Notice that the procedure is looping through the source collection, but searching the destination table. The point is that you take action only if the record is where it’s not supposed to be. If you looked for a match in the table matching the collection–the source table for this loop–and didn’t find it, you’d have to move it from the other table. That would require finding it in the other table, so you’d execute the search anyway.
If that isn’t confusing enough, the DAO syntax for “if the search succeeded” is “if you didn’t fail”: If Not rs.NoMatch. Yikes. I’m sure there’s some very good reason why the original designer(s) of DAO chose to use a property to indicate failure rather than success. On my less generous days, I suspect dyslexia: I am not a nice person.
Within that ugly If statement, the procedure first adds the record to the source table and then deletes it from the destination table, effectively moving the record from one table to another. The schema of the sample tables is identical, consisting of only a single field each. In a real-world application your tables would undoubtedly be more complicated, and your tables’ schemas may not match. You will, of course, need to replace the line that sets the Description field in the source table equal to the same field in the destination table.
The second For…Each loop performs the same steps for each item in the destination collection–looking for it in the source table, and moving it if found.
When to use?
As you’ve probably gathered from all this code, paired Listbox controls that defer updating data changes are slightly more resource-hungry than immediate-update control pairs. But in the majority of cases this isn’t an issue. The choice is more often one of usability and efficiency. Don’t assume that adding deferred updating to a pair of Listbox controls will add usability to the form. It may simply add an extra step to the process.
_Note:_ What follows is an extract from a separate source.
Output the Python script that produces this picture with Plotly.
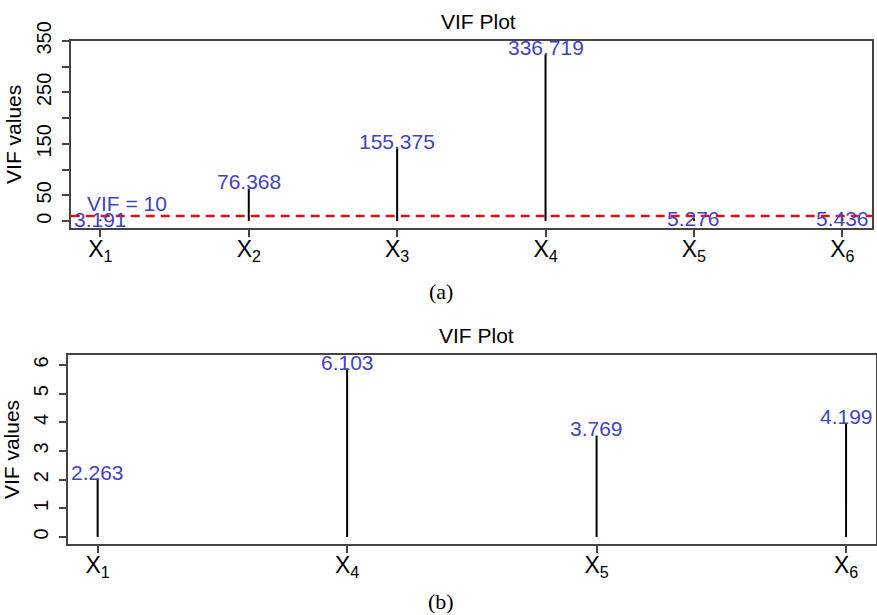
import plotly.graph_objects as go

# ---- data ----
top_ticks = ["X<sub>1</sub>", "X<sub>2</sub>", "X<sub>3</sub>", "X<sub>4</sub>", "X<sub>5</sub>", "X<sub>6</sub>"]
top_vif = [3.191, 76.368, 155.375, 336.719, 5.276, 5.436]
bottom_ticks = ["X<sub>1</sub>", "X<sub>4</sub>", "X<sub>5</sub>", "X<sub>6</sub>"]
bottom_vif = [2.263, 6.103, 3.769, 4.199]
threshold = 10
top_yticks = [0, 50, 100, 150, 200, 250, 300, 350]
top_ytext = ["0", "50", "", "150", "", "250", "", "350"]
bottom_yticks = [0, 1, 2, 3, 4, 5, 6]

W, H = 877, 615
SANS = "Liberation Sans, Arial, sans-serif"
BLUE = "#4343BF"
AX = "#444444"

fig = go.Figure()


def stems(vals, xa, ya):
    xs, ys = [], []
    for i, v in enumerate(vals, start=1):
        xs += [i, i, None]
        ys += [0, v, None]
    fig.add_trace(go.Scatter(x=xs, y=ys, mode="lines", xaxis=xa, yaxis=ya,
                             line=dict(color="black", width=2), hoverinfo="skip",
                             showlegend=False))


stems(top_vif, "x", "y")
stems(bottom_vif, "x2", "y2")

masks, labels = [], []


def value_labels(vals, xr, yr, masked):
    for i, v in enumerate(vals, start=1):
        if masked(v):
            # white patch behind the label (hides the top of the stem, like the original)
            masks.append(dict(x=i, y=v, xref=xr, yref=yr, text=" ", showarrow=False,
                              bgcolor="white", width=20, height=12, borderpad=0))
        labels.append(dict(x=i, y=v, xref=xr, yref=yr, text=f"{v:.3f}", showarrow=False,
                           font=dict(family=SANS, size=21, color=BLUE)))


value_labels(top_vif, "x", "y", lambda v: v > threshold)
value_labels(bottom_vif, "x2", "y2", lambda v: True)

annotations = masks + labels
annotations.append(dict(x=1.18, y=34, xref="x", yref="y", text=f"VIF = {threshold}", showarrow=False,
                        font=dict(family=SANS, size=21, color=BLUE)))

# titles and captions
annotations += [
    dict(x=479 / W, y=1 - 22 / H, xref="paper", yref="paper", text="VIF Plot", showarrow=False,
         font=dict(family=SANS, size=21, color="black"), yanchor="middle"),
    dict(x=476 / W, y=1 - 335 / H, xref="paper", yref="paper", text="VIF Plot", showarrow=False,
         font=dict(family=SANS, size=21, color="black"), yanchor="middle"),
    dict(x=441 / W, y=1 - 291 / H, xref="paper", yref="paper", text="(a)", showarrow=False,
         font=dict(family="Liberation Serif, serif", size=22, color="black"), yanchor="middle"),
    dict(x=441 / W, y=1 - 601 / H, xref="paper", yref="paper", text="(b)", showarrow=False,
         font=dict(family="Liberation Serif, serif", size=22, color="black"), yanchor="middle"),
]


def rng(n):
    return [1 - 0.04 * (n - 1), n + 0.04 * (n - 1)]


def yrng(vals):
    m = max(vals)
    return [-0.04 * m, 1.04 * m]


common_x = dict(showline=True, linecolor=AX, linewidth=1.5, mirror=True, ticks="outside",
                ticklen=7, tickcolor=AX, tickwidth=1.5, showgrid=False, zeroline=False,
                tickfont=dict(family=SANS, size=23, color="black"), automargin=False,
                ticklabelstandoff=-7)
common_y = dict(showline=True, linecolor=AX, linewidth=1.5, mirror=True, ticks="outside",
                ticklen=7, tickcolor=AX, tickwidth=1.5, showgrid=False, zeroline=False,
                tickangle=-90, tickfont=dict(family=SANS, size=20, color="black"),
                automargin=False, ticklabelstandoff=3,
                title=dict(text="VIF values", font=dict(family=SANS, size=21, color="black"),
                           standoff=6))

fig.update_layout(
    width=W, height=H, margin=dict(l=0, r=0, t=0, b=0),
    paper_bgcolor="white", plot_bgcolor="white", showlegend=False,
    xaxis=dict(domain=[70.7 / W, 872 / W], anchor="y", range=rng(len(top_vif)),
               tickvals=list(range(1, len(top_vif) + 1)), ticktext=top_ticks, **common_x),
    yaxis=dict(domain=[1 - 228 / H, 1 - 40.7 / H], anchor="x", range=yrng(top_vif),
               tickvals=top_yticks, ticktext=top_ytext, **common_y),
    xaxis2=dict(domain=[67.7 / W, 876 / W], anchor="y2", range=rng(len(bottom_vif)),
                tickvals=list(range(1, len(bottom_vif) + 1)), ticktext=bottom_ticks, **common_x),
    yaxis2=dict(domain=[1 - 544 / H, 1 - 355 / H], anchor="x2", range=yrng(bottom_vif),
                tickvals=bottom_yticks, **common_y),
    annotations=annotations,
    shapes=[dict(type="line", xref="x domain", yref="y", x0=0, x1=1, y0=threshold, y1=threshold,
                 line=dict(color="#DD1111", width=2.5, dash="9px,6px"))],
)

fig.write_html("out.html", config={"displayModeBar": False},
               post_script="document.body.style.margin='0';document.body.style.overflow='hidden';")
As always, you need to consider the user. How likely are your users, really, to want to quit without saving their changes or want to start over? How difficult would it be to re-create the original state of the data? If, for example, the form always opens with no items selected, then there really is little value in the ability to reset–the button would only duplicate the select all or deselect all functionality.
But there are situations in which deferred updating adds significantly to the usability of a form. This is particularly the case in multi-user situations, or when the paired Listbox controls are updating “real” data rather than, for example, configuration options. These are also most likely to be the situations in which reducing the number of trips to the data server is likely to improve performance, although that must, of course, be balanced against the resource use.